Saturday, March 11, 2017

Between Iraq and a Scarred Place

Germany's situation under threat by jihadis must be very puzzling to the nuanced crowd.

You'd think that refusing to participate in the Iraq War (which the left long said motivated jihadis) and welcoming Moslem refugees and migrants mostly fleeing Syria's civil war (to disprove "Islamophobia") would eliminate any motivation whatsoever for jihadis to target Germany--or to even exist there.

Shockingly, that is not the case according to the head of Germany's domestic security agency:

“Germany became significantly more prioritized as a target of Isis over the course of 2016,” said BfV President Hans-Georg Maaßen, adding that the level of danger continues to be high. ...

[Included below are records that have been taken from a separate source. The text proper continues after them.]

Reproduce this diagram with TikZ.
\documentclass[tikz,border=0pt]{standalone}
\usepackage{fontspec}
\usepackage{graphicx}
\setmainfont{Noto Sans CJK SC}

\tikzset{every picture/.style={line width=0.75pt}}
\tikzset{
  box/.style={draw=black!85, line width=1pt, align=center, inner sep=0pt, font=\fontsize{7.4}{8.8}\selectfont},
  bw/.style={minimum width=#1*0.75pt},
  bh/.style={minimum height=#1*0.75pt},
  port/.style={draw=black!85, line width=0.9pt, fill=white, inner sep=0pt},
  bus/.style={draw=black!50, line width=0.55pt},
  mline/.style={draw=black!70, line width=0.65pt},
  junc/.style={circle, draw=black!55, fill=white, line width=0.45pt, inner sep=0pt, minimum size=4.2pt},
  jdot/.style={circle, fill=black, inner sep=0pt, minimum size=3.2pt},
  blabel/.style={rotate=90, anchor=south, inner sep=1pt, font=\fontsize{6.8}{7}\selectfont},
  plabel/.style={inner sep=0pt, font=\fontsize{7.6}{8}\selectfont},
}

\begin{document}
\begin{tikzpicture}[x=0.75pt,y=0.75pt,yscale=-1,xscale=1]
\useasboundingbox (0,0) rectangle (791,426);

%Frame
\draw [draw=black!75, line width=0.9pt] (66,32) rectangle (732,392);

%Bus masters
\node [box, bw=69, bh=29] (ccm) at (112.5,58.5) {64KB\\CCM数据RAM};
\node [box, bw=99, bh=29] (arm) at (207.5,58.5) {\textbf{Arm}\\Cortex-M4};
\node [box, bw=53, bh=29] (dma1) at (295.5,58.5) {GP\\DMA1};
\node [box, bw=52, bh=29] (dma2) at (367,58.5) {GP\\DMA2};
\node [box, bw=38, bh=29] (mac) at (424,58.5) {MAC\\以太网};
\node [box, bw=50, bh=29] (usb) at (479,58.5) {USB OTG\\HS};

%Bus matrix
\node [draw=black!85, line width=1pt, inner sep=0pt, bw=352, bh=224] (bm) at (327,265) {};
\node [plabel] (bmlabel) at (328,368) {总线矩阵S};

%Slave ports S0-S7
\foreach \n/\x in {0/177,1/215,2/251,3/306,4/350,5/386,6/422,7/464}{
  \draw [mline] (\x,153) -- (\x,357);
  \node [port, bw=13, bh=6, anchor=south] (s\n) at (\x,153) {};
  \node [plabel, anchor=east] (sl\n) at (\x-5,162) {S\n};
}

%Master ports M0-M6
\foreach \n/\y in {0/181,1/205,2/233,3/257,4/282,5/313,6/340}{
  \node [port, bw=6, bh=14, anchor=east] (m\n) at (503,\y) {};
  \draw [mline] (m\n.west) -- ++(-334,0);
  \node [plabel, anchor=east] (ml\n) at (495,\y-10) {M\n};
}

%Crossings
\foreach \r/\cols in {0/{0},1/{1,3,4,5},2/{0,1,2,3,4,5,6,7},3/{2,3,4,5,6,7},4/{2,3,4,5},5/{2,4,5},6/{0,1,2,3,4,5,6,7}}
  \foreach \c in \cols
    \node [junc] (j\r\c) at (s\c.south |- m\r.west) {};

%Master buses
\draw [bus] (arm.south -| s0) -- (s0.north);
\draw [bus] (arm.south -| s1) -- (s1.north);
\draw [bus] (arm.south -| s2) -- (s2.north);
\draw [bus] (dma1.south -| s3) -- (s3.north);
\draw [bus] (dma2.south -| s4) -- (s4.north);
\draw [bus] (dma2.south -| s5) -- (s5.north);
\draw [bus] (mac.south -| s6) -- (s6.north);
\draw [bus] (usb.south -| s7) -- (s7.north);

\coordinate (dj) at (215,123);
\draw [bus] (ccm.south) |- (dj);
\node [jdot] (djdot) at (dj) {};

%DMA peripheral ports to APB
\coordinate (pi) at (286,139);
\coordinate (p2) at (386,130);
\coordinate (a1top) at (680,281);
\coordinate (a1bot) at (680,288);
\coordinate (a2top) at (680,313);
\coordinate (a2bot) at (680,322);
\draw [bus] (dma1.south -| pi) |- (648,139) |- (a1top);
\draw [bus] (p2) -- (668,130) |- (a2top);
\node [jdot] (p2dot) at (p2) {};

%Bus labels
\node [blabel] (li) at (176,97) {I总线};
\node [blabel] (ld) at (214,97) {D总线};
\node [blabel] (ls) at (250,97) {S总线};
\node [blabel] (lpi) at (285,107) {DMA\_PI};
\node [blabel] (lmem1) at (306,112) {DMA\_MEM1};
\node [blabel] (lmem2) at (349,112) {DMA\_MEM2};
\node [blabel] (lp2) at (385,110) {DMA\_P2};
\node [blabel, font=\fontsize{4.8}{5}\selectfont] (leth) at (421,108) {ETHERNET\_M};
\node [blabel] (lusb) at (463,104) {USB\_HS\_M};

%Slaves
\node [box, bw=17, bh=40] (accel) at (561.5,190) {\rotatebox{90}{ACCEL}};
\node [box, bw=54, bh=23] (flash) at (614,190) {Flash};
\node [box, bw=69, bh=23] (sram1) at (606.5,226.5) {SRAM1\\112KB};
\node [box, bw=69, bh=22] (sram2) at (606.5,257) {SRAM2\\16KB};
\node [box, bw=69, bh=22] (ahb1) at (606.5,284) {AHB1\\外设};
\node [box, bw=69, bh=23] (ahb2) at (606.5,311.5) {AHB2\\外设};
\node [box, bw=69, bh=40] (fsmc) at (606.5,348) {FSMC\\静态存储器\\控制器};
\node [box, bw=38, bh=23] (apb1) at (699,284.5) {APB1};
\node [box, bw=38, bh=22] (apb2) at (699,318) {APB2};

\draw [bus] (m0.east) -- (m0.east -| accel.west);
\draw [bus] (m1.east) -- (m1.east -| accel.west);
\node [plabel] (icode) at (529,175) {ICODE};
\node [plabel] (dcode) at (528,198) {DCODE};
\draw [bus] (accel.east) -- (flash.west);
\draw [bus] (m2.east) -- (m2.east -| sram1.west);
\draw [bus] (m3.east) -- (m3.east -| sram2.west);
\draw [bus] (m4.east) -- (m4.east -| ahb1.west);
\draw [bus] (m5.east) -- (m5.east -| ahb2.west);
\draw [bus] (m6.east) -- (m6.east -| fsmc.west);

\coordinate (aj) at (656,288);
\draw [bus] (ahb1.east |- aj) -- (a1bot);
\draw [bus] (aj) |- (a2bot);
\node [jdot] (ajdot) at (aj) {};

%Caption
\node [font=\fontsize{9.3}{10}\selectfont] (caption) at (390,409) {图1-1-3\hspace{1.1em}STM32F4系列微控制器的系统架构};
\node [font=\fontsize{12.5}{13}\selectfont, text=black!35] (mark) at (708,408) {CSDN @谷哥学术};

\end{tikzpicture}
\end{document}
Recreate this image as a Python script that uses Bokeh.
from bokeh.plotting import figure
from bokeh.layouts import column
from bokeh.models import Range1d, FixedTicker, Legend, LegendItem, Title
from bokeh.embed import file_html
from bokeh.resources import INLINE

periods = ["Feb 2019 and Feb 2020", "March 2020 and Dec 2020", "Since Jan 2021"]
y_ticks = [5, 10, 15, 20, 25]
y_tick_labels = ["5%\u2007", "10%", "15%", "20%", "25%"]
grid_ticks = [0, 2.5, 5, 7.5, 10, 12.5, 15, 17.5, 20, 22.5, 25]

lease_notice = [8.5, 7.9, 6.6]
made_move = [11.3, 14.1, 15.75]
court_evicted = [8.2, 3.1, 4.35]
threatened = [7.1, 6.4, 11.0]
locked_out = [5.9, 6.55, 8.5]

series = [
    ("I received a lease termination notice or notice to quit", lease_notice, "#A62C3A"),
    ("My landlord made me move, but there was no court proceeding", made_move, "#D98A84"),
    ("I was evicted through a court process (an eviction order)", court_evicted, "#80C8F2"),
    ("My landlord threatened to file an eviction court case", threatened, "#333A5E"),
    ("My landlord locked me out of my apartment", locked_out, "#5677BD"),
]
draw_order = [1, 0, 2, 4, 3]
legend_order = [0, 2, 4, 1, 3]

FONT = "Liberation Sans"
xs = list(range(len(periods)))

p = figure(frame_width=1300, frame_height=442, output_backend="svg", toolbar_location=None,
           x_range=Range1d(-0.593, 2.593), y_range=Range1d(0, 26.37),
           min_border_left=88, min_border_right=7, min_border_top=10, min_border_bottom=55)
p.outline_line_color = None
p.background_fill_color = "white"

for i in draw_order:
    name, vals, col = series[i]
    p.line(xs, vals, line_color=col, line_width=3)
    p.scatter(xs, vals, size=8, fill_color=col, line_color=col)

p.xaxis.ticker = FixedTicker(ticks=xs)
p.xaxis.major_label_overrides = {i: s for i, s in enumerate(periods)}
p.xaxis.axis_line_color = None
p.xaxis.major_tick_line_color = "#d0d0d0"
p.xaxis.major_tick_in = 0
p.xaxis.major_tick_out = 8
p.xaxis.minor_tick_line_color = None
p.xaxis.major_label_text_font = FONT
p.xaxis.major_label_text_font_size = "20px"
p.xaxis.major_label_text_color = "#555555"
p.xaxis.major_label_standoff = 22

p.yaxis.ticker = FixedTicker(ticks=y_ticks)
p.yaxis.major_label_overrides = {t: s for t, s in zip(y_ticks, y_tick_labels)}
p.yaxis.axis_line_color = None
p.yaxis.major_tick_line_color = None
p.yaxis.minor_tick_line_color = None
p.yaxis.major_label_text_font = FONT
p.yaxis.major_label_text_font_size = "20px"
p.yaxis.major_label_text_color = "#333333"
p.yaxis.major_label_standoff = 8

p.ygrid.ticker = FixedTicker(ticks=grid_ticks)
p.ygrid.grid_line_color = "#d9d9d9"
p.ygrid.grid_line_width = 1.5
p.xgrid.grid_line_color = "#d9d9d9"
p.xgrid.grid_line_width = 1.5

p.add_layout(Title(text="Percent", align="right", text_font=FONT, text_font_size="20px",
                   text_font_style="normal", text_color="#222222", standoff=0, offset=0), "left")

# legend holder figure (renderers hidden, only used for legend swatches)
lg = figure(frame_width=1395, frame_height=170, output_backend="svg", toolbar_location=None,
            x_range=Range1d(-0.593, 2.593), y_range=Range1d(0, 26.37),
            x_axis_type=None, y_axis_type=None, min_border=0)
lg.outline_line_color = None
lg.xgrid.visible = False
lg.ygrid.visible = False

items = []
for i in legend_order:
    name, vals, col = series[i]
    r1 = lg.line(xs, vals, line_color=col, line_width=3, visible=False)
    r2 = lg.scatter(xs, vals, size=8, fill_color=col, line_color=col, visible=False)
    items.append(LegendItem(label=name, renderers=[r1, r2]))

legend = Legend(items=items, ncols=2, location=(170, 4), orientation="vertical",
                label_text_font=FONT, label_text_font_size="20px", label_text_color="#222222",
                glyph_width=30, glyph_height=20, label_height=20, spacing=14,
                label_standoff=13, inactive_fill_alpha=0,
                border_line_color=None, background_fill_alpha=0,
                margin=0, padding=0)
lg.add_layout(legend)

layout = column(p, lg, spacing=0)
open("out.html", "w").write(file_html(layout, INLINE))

Maaßen further said that the number of people believed to be potentially violent Islamists in the country has steadily risen. There are currently an estimated 1,600 living in Germany.

Clearly, there's no pleasing some people. As I often ask, what doesn't enrage jihadis?

UPDATE: They hate the shopping?

Police in the western German city of Essen sealed off a shopping center in the center of town and ordered it to remain closed on Saturday due to concrete indications of a possible attack.

The article doesn't say it is a jihadi threat, but the context given is that the Germans are nervous since jihadi attacks in Belgium and France and their own Christmas weaponized truck attack.

Well, maybe my memory fails me. Perhaps Germany contributed a panzer division to the invasion of Iraq and perhaps Germany built a big beautiful wall to keep out refugees and migrants.

I mean, that would earn the Germans jihadi wrath, right?

UPDATE: Yes, the threat is from ISIL:

Germany's domestic intelligence service had tipped police off about the threat, interior minister Thomas de Maiziere told public broadcaster ARD.

"There exists a link to the so-called Islamic State terror organisation," he said, adding that "some indications or orders" were given by someone who had travelled from Germany to the conflict zone in the Middle East.

You try to be so careful not to offend. And this is what the Germans get for their effort.